Mildernde Umstände aufgrund familiärer Vorschädigung durch zwei dominante Brüder. Normalerweise erlebt das Weißbier bei ihm das Mittagsläuten nicht. Kaiserslautern-Fan. Weiß der Teufel, warum.
10 comments
  1. Der Artikel im Tagesspiegel wurde übrigens unter „11 Freunde freitags“ veröffentlicht…

  2. Wes Brot ich ess, des Lied ich sing… Bin ansonsten sprachlos.

  3. Einem geschenkten Gaul…

    Ansonsten Ring frei für alles. Am Liebsten warm. Und einseitig. Vor allem aber für Verschwörungstheorien.
    Eine Wohltat wäre es auch, wenn jeder Sprachlose an dieser Stelle kritisch mitdenkt, auch anderweitige Artikel zum Thema sucht und zB auf Ruf’s sonstige Einlassungen stößt. Und was noch besser wäre. RB nicht als Teufel an die Wand zu malen.

    PS: Danke fürs Ausschreiben des Vereins-Namen. Manch einer mag das so in Leipzig. Ich auch.

  4. Okay, Rufs Heuschrecken-Artikel hätte man finden können, der ist ja gerade einmal fünf Tage alt. Was den Artikel im Tagesspiegel aber noch seltsamer erscheinen lässt. Oder schreibt da einer immer das, was die jeweilige Klientel lesen will?

  5. Was genau bringt es, wenn ich mir die anderen „Einlassungen“ von Christoph Ruf anschaue? Dann sehe ich, dass der für das „Neue Deutschland“ den Kapitalismus-Kritiker gibt, während er für SPON das Familienerlebnis in den Vordergrund stellt. Und daran, dass der Artikel aus dem Tagesspiegel total desolat ist, ändert das ja schonmal gar nichts.

    Ich male RB außerdem nicht als Teufel an die Wand. Wahrscheinlich muss man sich daran gewöhnen, dass es solche Phänomene in Zukunft noch öfter geben wird und dass es immer Menschen gehen wird, denen das Als Fußball-Angebot reicht. Mir reicht es jedenfalls nicht.

  6. Sehr Richtige, Schneider3. Scheißegal, was der Typ sonst schreibt. Das im Tagesspiegel ist dummes Gelaber und als solches kann man das auch darstellen. Punkt.

  7. @dritter schneider: „Wahrscheinlich muss man sich daran gewöhnen,…“ – pfeifte das Schwein vergnügt, unwissend auf dem Weg ins Schlachthaus.

    Nein nein, Konstrukten wie RB und Ho$$enheim muss immer Gegenwind ins Gesicht wehen.
    Und sei es nur, weil die die Mäzene fanden und wir in Rostock nicht. Obwohl wir doch jeden Tag suchen. Jeden Tag.

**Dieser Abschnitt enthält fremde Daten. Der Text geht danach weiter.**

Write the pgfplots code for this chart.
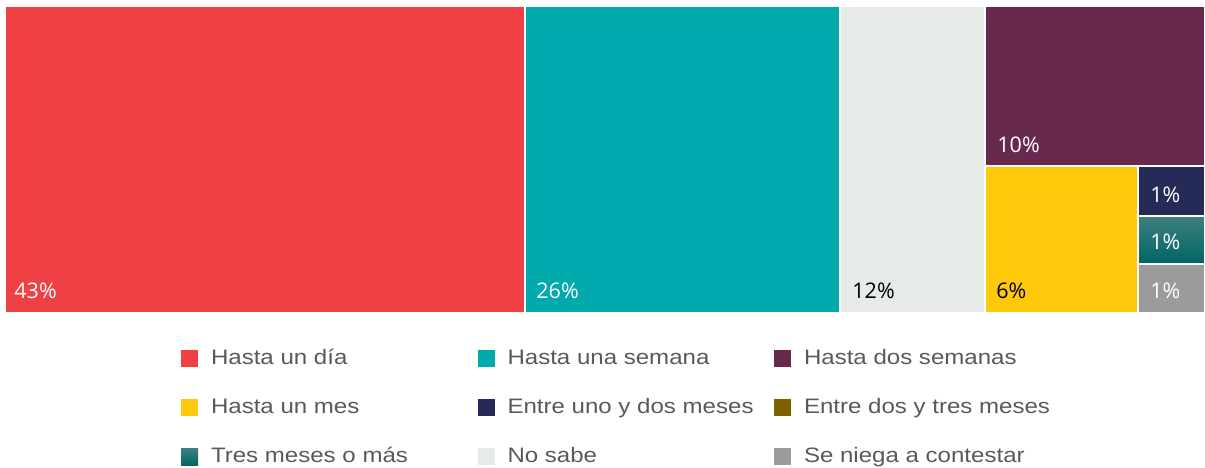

  8. Gott sei Dank habe ich noch keinen der sonstigen 5-Freunde mit einer RB-Dose in der Hand erwischt. Denn die ganze Scheiße fing ja damit an, dass diese Trendkacke so beliebt wurde. Heuchlerei könnte ich also nur dann erkennen, wenn sich Schneider3 beim Schreiben des Artikels 15 Wodka-RB einverleibt hätte.

  9. Stimmt Don, du würdest ja nie ein Produkt eines Unternehmens kaufen, das sich beim Sponsoring engagiert. Jetzt lass die Kirche mal im Dorf, sonst wird es albern.

  10. Ich konsumiere ausschließlich sympathische Produkte von sympathischen Unternehmen. Am Samstag erst wieder Schumacher und Kürzer Alt.